Monrovia – The Consortium of Public Sector Workers which recently threatened a go-slow action across the Country if the George Manneh Weah-led government fails to pay them salary arrears owed for several months, say they are relaxing their planned action based on an agreement reached with government.
As a result of the agreement, the government has committed to work along with the consortium to implement proactive adjustments to civil servants salary while maintaining the government’s US$ 297 million wage bill to ensure stability in the pay of civil servants salary before the end of November.
Last week, six public sector groupings including; National Teachers Association of Liberia, National Health Workers Union of Liberia, Monrovia Consolidated Schools System Teachers’ Association, Supplementary Teachers’ Association of Liberia, Civil Servants Union of Liberia and the Liberia Labor Congress give the George Manneh Weah-led government two-weeks ultimatum to address a laundry list of recommendations, which if not adhered to would have led to a go-slow action across the country.

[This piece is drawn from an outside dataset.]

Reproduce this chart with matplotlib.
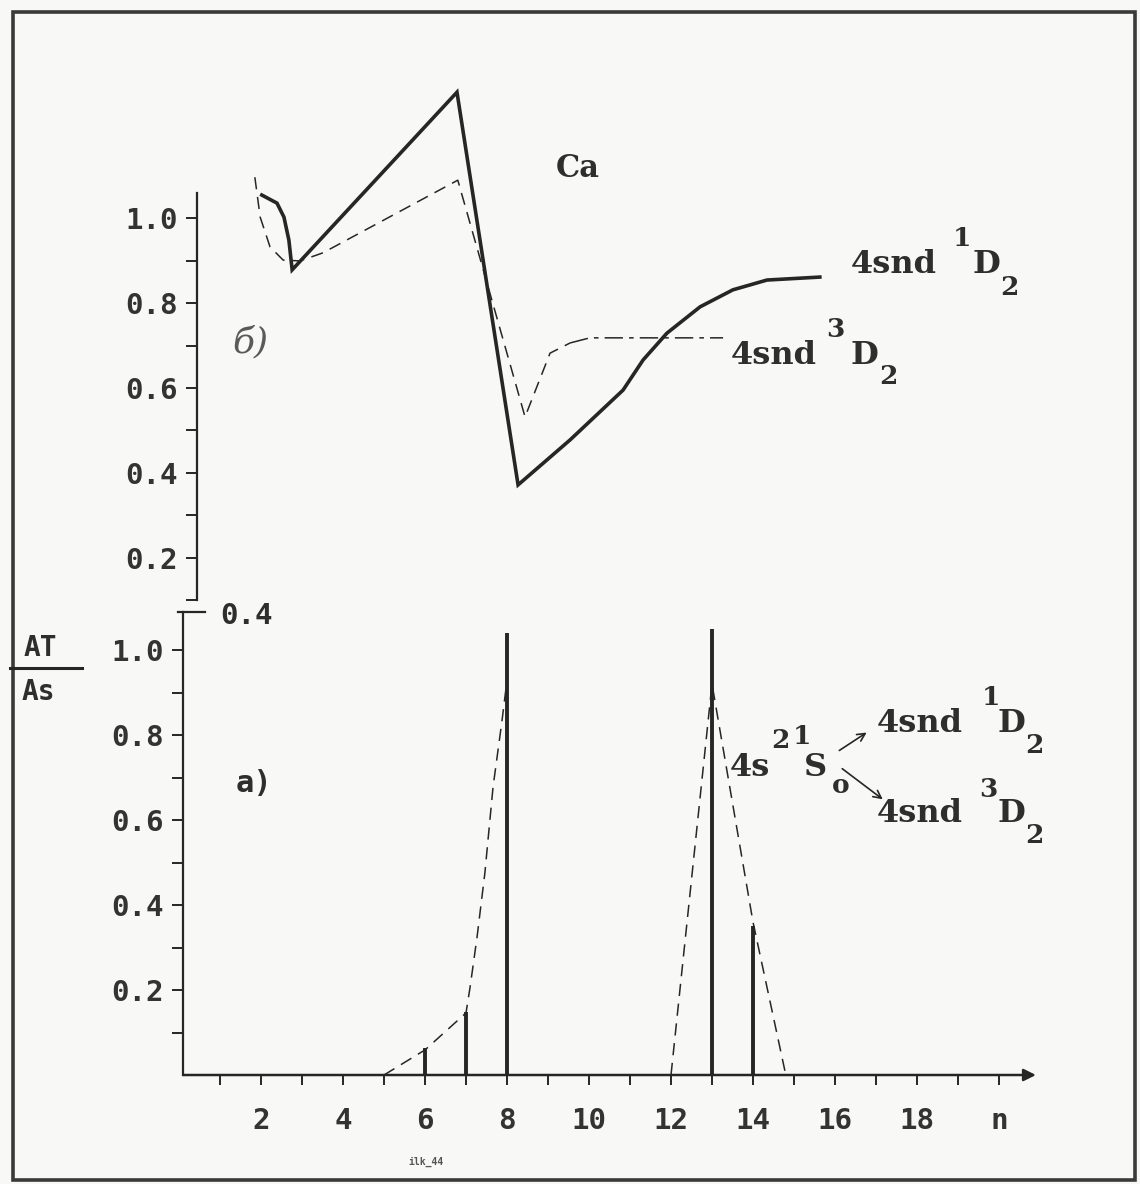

GoL Commits to Finding Solution
On Wednesday October 30, 2019 at another Press Conference, the group said, they have reached a memorandum of understanding with the Government to find a peaceful solution in addressing the plight of Public Sector Workers to preserve the peace and sustain democracy in Liberia.
In the agreement reached between the government and the consortium, read by Mr. Moibah K. Johnson, President of the Civil Service union, the government acknowledged the resolution and embraced the steps taken by the Consortium to dialogue and find amicable solution to the plight of Public sector workers.
In consideration of the government ‘s commitment to finding solution, several meetings were held between the parties as a way of addressing concerns raise by the consortium, which has culminated into this memorandum of understanding.
As a result of the agreement, the government has committed to work along with the consortium to implement proactive adjustments to civil servants salary while maintaining the government’s US$ 297 million wage bill to ensure stability in the pay of civil servants salary before the end of November.
Govt. Agrees to Regularize Stats
In the resolution the government also commits to regularizing monthly payment of all civil servants and public sector workers and issue monthly pay slips by December 2019 consistent with the stable determined by end of November 2019.
Reading further, Mr. Johnson averred that the government has committed to regularizing the employment stats of all public-school teachers on the supplementary payroll who received salary increment under the harmonization program on or before end of December 2019.
Said Johnson: “The consortium of Public sector workers Organizations commits to constituting a technical team to work with the ministry of Finance and Development Planning and the Civil Service Agency to ensure Payment and regularization of all insurance premiums, dues, and staff contributions before end of December 2019.”
The resolution also calls for the government to commit to remain engage during these periods for better communication and problem solving.
Both parties have also agreed that the internal Agency Wage Harmonization Team will improve data and information sharing amongst technicians of the CSA and MFDP to ensure better communication and information dissemination to the consortium of Public Sector workers organizations and civil across Liberia. “That this MOU also reinforces earlier MOU entered into on September 23, 2019 between the National Health Workers Union of Liberia (NAHWUL) and the Government of Liberia through the Ministry of Health (MOH).”
The decision to avert the go-slow comes just a day after the International Monetary Fund and the government signed a staff-level agreement, subject to fulfillment of significant prior actions in the fiscal and monetary areas that will need to be undertaken by Liberian authorities.
The objectives of the program, according to the monetary body, are to restore macroeconomic stability, provide a foundation for fiscally sustainable, inclusive growth, and address weaknesses in governance.